Personally, I would go by the doctors instructions, but since the discharge nurse is the last one to talk to you, and they are usually the only one providing you with written instructions, it's easy to imagine that the doctor changed something after talking to you and that the nurse has the most up to date instructions from the doctor. OTOH, maybe the nurse is giving you the hospital's generic instructions rather than the doctor's individualized instructions.

I'm more inclined to go by the doctor's instructions if I felt I had understood them clearly. Or call him/her for clarification if I didn't.

Brian
Brian you are correct. We should follow the doctors advise over the nurse. But I did take the sling and used it for several nights. I was still trying to find out what they had now put into my body (my ICD) and how I was suppose to live with that electrical thing in there. The Nurse's comments made me feel a little better and I followed her advise.
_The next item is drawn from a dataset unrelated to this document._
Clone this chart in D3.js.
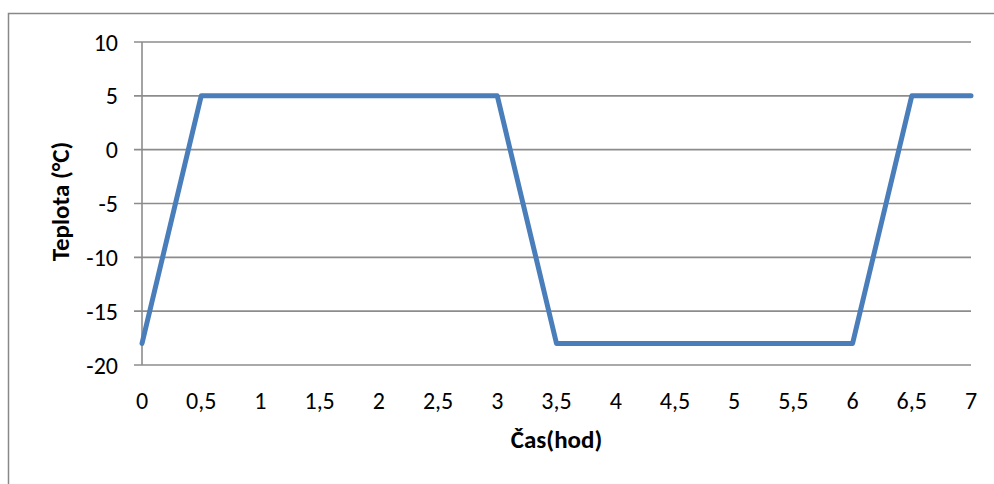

Now for the other side. I have an EP/Cardiologist and his devise Nurse who prescribe most of my medicines, I have my Primary Doctor who does not fully understand ICD's. When ever my primary MD suggests a medicine change or anything to do with my heart or blood, I verify the information with my EP or his Nurse. I have more confidence in them. wavhi
Bob

Medtronic-Visia AF implanted 7-8-2016 stayed with the with 6947 Sprint Quattro Secure lead. Original ICD implant 2-4-2009. ICD turned off 10-6-17 as stage 4 lung cancer taking over.
Major heart attack, carcinogenic shock and quad bypass 10-13-08 post myocardial infarction, old inferior MI complicated by shock and CHF, combined, Atherosclerosis, abdominal aortic Aneurysm, Seroma 7 cm, left leg. Stent in the left main vein 10-7-2014

My "Wardens" are my bride of 54+ years and my daughters.